Unlike rivals Rigetti and D-Wave, Nvidia has selected Infleqtion for two partnerships — “calibration AND decoding,” yet trades at half the market cap of Rigetti, a company NVIDIA didn’t select at all, Left added.
The first question to ask is whether investors should take action in response to Citron’s social media posts.
To assess this, consider the following: Left has been charged with “bait-and-switch trading” — promoting his position to followers, waiting for the stock to move and then secretly reversing his position on 26 occasions — netting an estimated $20 million in illegal profits, according to a July 2024 SEC complaint.

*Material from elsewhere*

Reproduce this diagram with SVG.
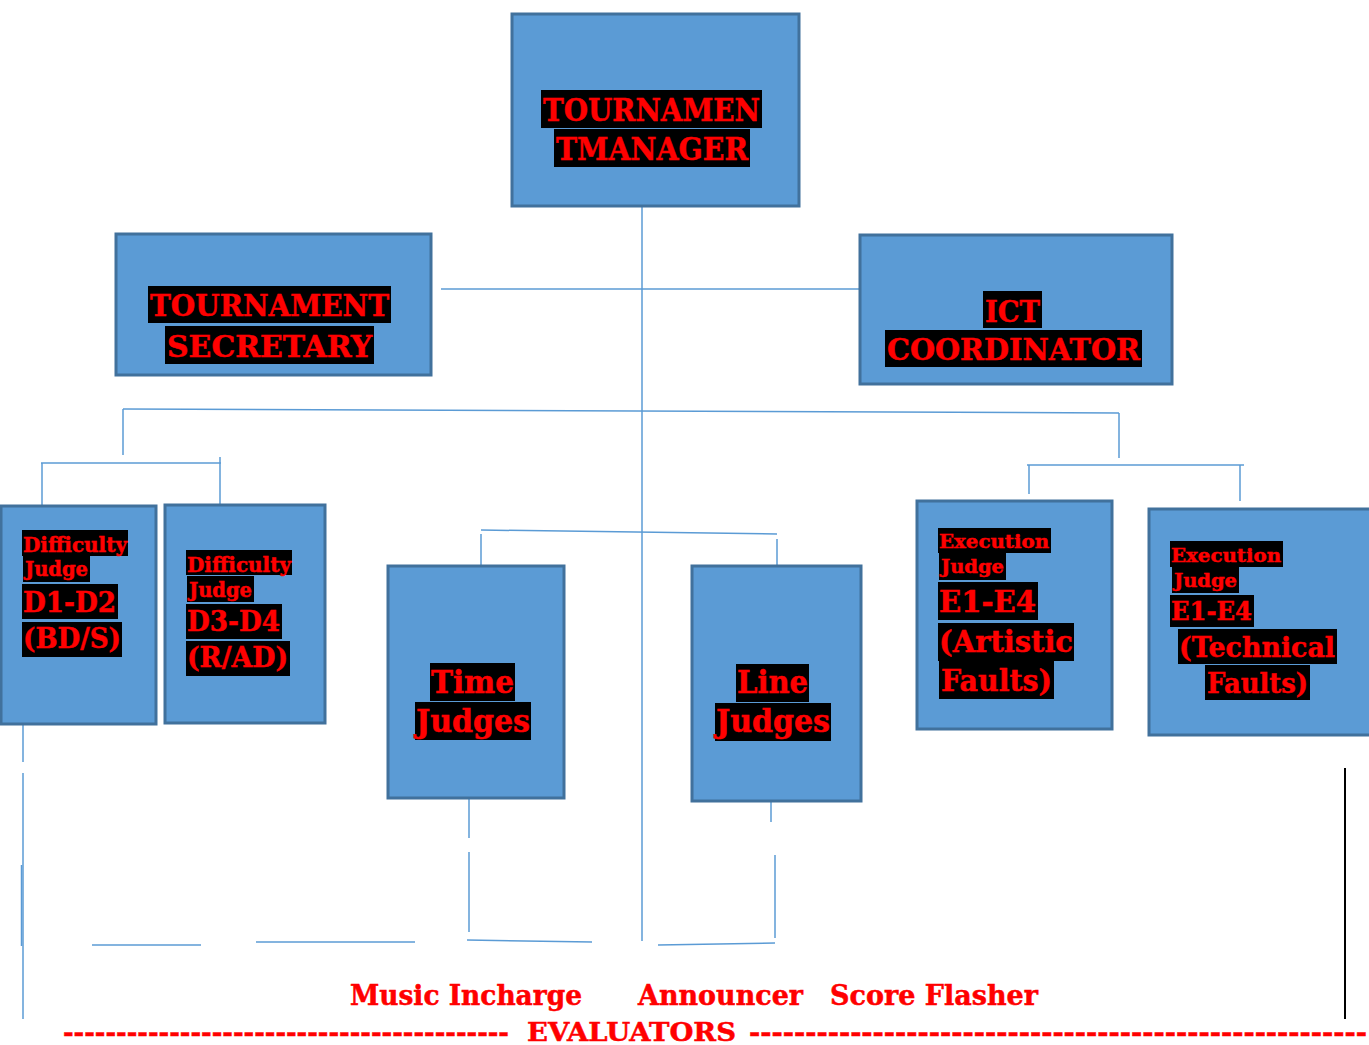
<svg xmlns="http://www.w3.org/2000/svg" width="1369" height="1045" viewBox="0 0 1369 1045">
<style>
.box{fill:#5B9BD5;stroke:#41719C;stroke-width:3}
.hl{fill:#000}
.t{fill:#FF0000;stroke:#FF0000;stroke-width:0.5;font-family:"DejaVu Serif","Liberation Serif",serif;font-weight:bold}
.ln{stroke:#5B9BD5;stroke-width:1.5;fill:none}
.bk{stroke:#000;stroke-width:2;fill:none}
</style>
<rect width="1369" height="1045" fill="#fff"/>
<g id="connectors">
<line class="ln" x1="642" y1="207" x2="642" y2="941"/>
<line class="ln" x1="441" y1="289" x2="860" y2="289"/>
<line class="ln" x1="123" y1="409" x2="1119" y2="413"/>
<line class="ln" x1="123" y1="409" x2="123" y2="455"/>
<line class="ln" x1="1119" y1="413" x2="1119" y2="458"/>
<line class="ln" x1="41" y1="463" x2="221" y2="463"/>
<line class="ln" x1="42" y1="463" x2="42" y2="506"/>
<line class="ln" x1="220" y1="457" x2="220" y2="506"/>
<line class="ln" x1="1027" y1="465" x2="1244" y2="465"/>
<line class="ln" x1="1029" y1="465" x2="1029" y2="494"/>
<line class="ln" x1="1240" y1="465" x2="1240" y2="501"/>
<line class="ln" x1="481" y1="530" x2="777" y2="534"/>
<line class="ln" x1="481" y1="534" x2="481" y2="566"/>
<line class="ln" x1="777" y1="539" x2="777" y2="566"/>
<line class="ln" x1="23" y1="724" x2="23" y2="762"/>
<line class="ln" x1="23" y1="773" x2="23" y2="1019"/>
<line class="ln" x1="21.5" y1="865" x2="21.5" y2="946"/>
<line class="ln" x1="92" y1="945" x2="201" y2="945"/>
<line class="ln" x1="256" y1="942" x2="415" y2="942"/>
<line class="ln" x1="467" y1="940" x2="592" y2="942"/>
<line class="ln" x1="469" y1="798" x2="469" y2="838"/>
<line class="ln" x1="469" y1="852" x2="469" y2="932"/>
<line class="ln" x1="658" y1="945" x2="775" y2="943"/>
<line class="ln" x1="771" y1="801" x2="771" y2="822"/>
<line class="ln" x1="775" y1="855" x2="775" y2="938"/>
<line class="bk" x1="1345" y1="768" x2="1345" y2="1019"/>
</g>
<g id="manager">
<rect class="box" x="512" y="14" width="287" height="192"/>
<rect class="hl" x="541" y="90" width="221" height="38"/>
<rect class="hl" x="554" y="129" width="196" height="38"/>
<text class="t" x="543" y="121" font-size="31" textLength="217" lengthAdjust="spacingAndGlyphs">TOURNAMEN</text>
<text class="t" x="556" y="160" font-size="31" textLength="192" lengthAdjust="spacingAndGlyphs">TMANAGER</text>
</g>
<g id="secretary">
<rect class="box" x="116" y="234" width="315" height="141"/>
<rect class="hl" x="148" y="286" width="243" height="37"/>
<rect class="hl" x="165" y="326" width="209" height="38"/>
<text class="t" x="150" y="316" font-size="29" textLength="239" lengthAdjust="spacingAndGlyphs">TOURNAMENT</text>
<text class="t" x="167" y="357" font-size="29" textLength="205" lengthAdjust="spacingAndGlyphs">SECRETARY</text>
</g>
<g id="ict">
<rect class="box" x="860" y="235" width="312" height="149"/>
<rect class="hl" x="983" y="291" width="59" height="37"/>
<rect class="hl" x="885" y="330" width="257" height="37"/>
<text class="t" x="985" y="322" font-size="29" textLength="55" lengthAdjust="spacingAndGlyphs">ICT</text>
<text class="t" x="887" y="360" font-size="29" textLength="253" lengthAdjust="spacingAndGlyphs">COORDINATOR</text>
</g>
<g id="d1d2">
<rect class="box" x="1" y="506" width="155" height="218"/>
<rect class="hl" x="22" y="530" width="106" height="26"/>
<rect class="hl" x="23" y="556" width="67" height="26"/>
<rect class="hl" x="22" y="584" width="96" height="35"/>
<rect class="hl" x="22" y="622" width="100" height="35"/>
<text class="t" x="23" y="552" font-size="20" textLength="104" lengthAdjust="spacingAndGlyphs">Difficulty</text>
<text class="t" x="25" y="576" font-size="20" textLength="63" lengthAdjust="spacingAndGlyphs">Judge</text>
<text class="t" x="23" y="612" font-size="28" textLength="93" lengthAdjust="spacingAndGlyphs">D1-D2</text>
<text class="t" x="23" y="648" font-size="28" textLength="98" lengthAdjust="spacingAndGlyphs">(BD/S)</text>
</g>
<g id="d3d4">
<rect class="box" x="165" y="505" width="160" height="218"/>
<rect class="hl" x="186" y="550" width="106" height="25"/>
<rect class="hl" x="187" y="576" width="67" height="26"/>
<rect class="hl" x="186" y="604" width="96" height="35"/>
<rect class="hl" x="186" y="641" width="104" height="35"/>
<text class="t" x="187" y="572" font-size="20" textLength="104" lengthAdjust="spacingAndGlyphs">Difficulty</text>
<text class="t" x="189" y="597" font-size="20" textLength="63" lengthAdjust="spacingAndGlyphs">Judge</text>
<text class="t" x="187" y="631" font-size="28" textLength="93" lengthAdjust="spacingAndGlyphs">D3-D4</text>
<text class="t" x="187" y="667" font-size="28" textLength="101" lengthAdjust="spacingAndGlyphs">(R/AD)</text>
</g>
<g id="time">
<rect class="box" x="388" y="566" width="176" height="232"/>
<rect class="hl" x="430" y="663" width="85" height="38"/>
<rect class="hl" x="415" y="702" width="116" height="38"/>
<text class="t" x="431" y="693" font-size="31" textLength="83" lengthAdjust="spacingAndGlyphs">Time</text>
<text class="t" x="416" y="732" font-size="31" textLength="114" lengthAdjust="spacingAndGlyphs">Judges</text>
</g>
<g id="line">
<rect class="box" x="692" y="566" width="169" height="235"/>
<rect class="hl" x="736" y="664" width="73" height="38"/>
<rect class="hl" x="715" y="703" width="116" height="38"/>
<text class="t" x="737" y="693" font-size="31" textLength="71" lengthAdjust="spacingAndGlyphs">Line</text>
<text class="t" x="716" y="732" font-size="31" textLength="114" lengthAdjust="spacingAndGlyphs">Judges</text>
</g>
<g id="exec-artistic">
<rect class="box" x="917" y="501" width="195" height="228"/>
<rect class="hl" x="938" y="528" width="113" height="25"/>
<rect class="hl" x="939" y="553" width="67" height="27"/>
<rect class="hl" x="938" y="582" width="100" height="38"/>
<rect class="hl" x="938" y="623" width="136" height="38"/>
<rect class="hl" x="939" y="661" width="115" height="38"/>
<text class="t" x="939" y="548" font-size="19" textLength="110" lengthAdjust="spacingAndGlyphs">Execution</text>
<text class="t" x="941" y="573" font-size="19" textLength="63" lengthAdjust="spacingAndGlyphs">Judge</text>
<text class="t" x="939" y="612" font-size="30" textLength="97" lengthAdjust="spacingAndGlyphs">E1-E4</text>
<text class="t" x="939" y="652" font-size="30" textLength="134" lengthAdjust="spacingAndGlyphs">(Artistic</text>
<text class="t" x="941" y="691" font-size="30" textLength="111" lengthAdjust="spacingAndGlyphs">Faults)</text>
</g>
<g id="exec-technical">
<rect class="box" x="1149" y="509" width="222" height="226"/>
<rect class="hl" x="1170" y="541" width="113" height="26"/>
<rect class="hl" x="1172" y="567" width="67" height="26"/>
<rect class="hl" x="1170" y="595" width="84" height="32"/>
<rect class="hl" x="1178" y="629" width="159" height="35"/>
<rect class="hl" x="1205" y="665" width="105" height="35"/>
<text class="t" x="1171" y="562" font-size="19" textLength="110" lengthAdjust="spacingAndGlyphs">Execution</text>
<text class="t" x="1174" y="587" font-size="19" textLength="63" lengthAdjust="spacingAndGlyphs">Judge</text>
<text class="t" x="1171" y="620" font-size="26" textLength="81" lengthAdjust="spacingAndGlyphs">E1-E4</text>
<text class="t" x="1179" y="657" font-size="28" textLength="156" lengthAdjust="spacingAndGlyphs">(Technical</text>
<text class="t" x="1207" y="693" font-size="28" textLength="101" lengthAdjust="spacingAndGlyphs">Faults)</text>
</g>
<g id="evaluators">
<text class="t" x="350" y="1005" font-size="27" textLength="232" lengthAdjust="spacingAndGlyphs">Music Incharge</text>
<text class="t" x="638" y="1005" font-size="27" textLength="165" lengthAdjust="spacingAndGlyphs">Announcer</text>
<text class="t" x="830" y="1005" font-size="27" textLength="208" lengthAdjust="spacingAndGlyphs">Score Flasher</text>
<text class="t" x="63" y="1041" font-size="26" textLength="446" lengthAdjust="spacingAndGlyphs">------------------------------------------</text>
<text class="t" x="527" y="1041" font-size="26" textLength="209" lengthAdjust="spacingAndGlyphs">EVALUATORS</text>
<text class="t" x="749" y="1041" font-size="26" textLength="618" lengthAdjust="spacingAndGlyphs">-------------------------------------------------------</text>
</g>
</svg>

Left denied the allegations, stating he did not engage in “bait-and-switch” trading, according to Bloomberg. He argued that risk management required him to “trim” positions after they moved. He claimed the government’s use of “immediately” to describe his trades was inaccurate and that he was being targeted for his bearish views, the Bloomberg report added.
Left’s trial was continued from March 17, 2026 to May 11, 2026, at 8:30 a.m., according to the Department of Justice. Although he’s confident he will prevail, Left said his anxiety has increased as his court date nears. “I’m very nervous,” he told Business Insider on April 19. “The trial is a trial. To say you’re not nervous would be hubris.”
Having said that, the investment reasons to invest in Infleqtion are worth considering. Nvidia selected Infleqtion for both calibration and decoding initiatives within its Ising framework; the company’s valuation — price/sales ratio of 122 — significantly lags Rigetti’s 866; the company has $550 million in cash and generated $32.5 million in 2025 revenue; and it has contracts with NASA, the U.S. Army and the Department of Energy.
Nevertheless, with the stock up 100% since bottoming out March 20 and the allegations against Left, I would be interested in learning whether his position in the stock has changed since his April 16 X post.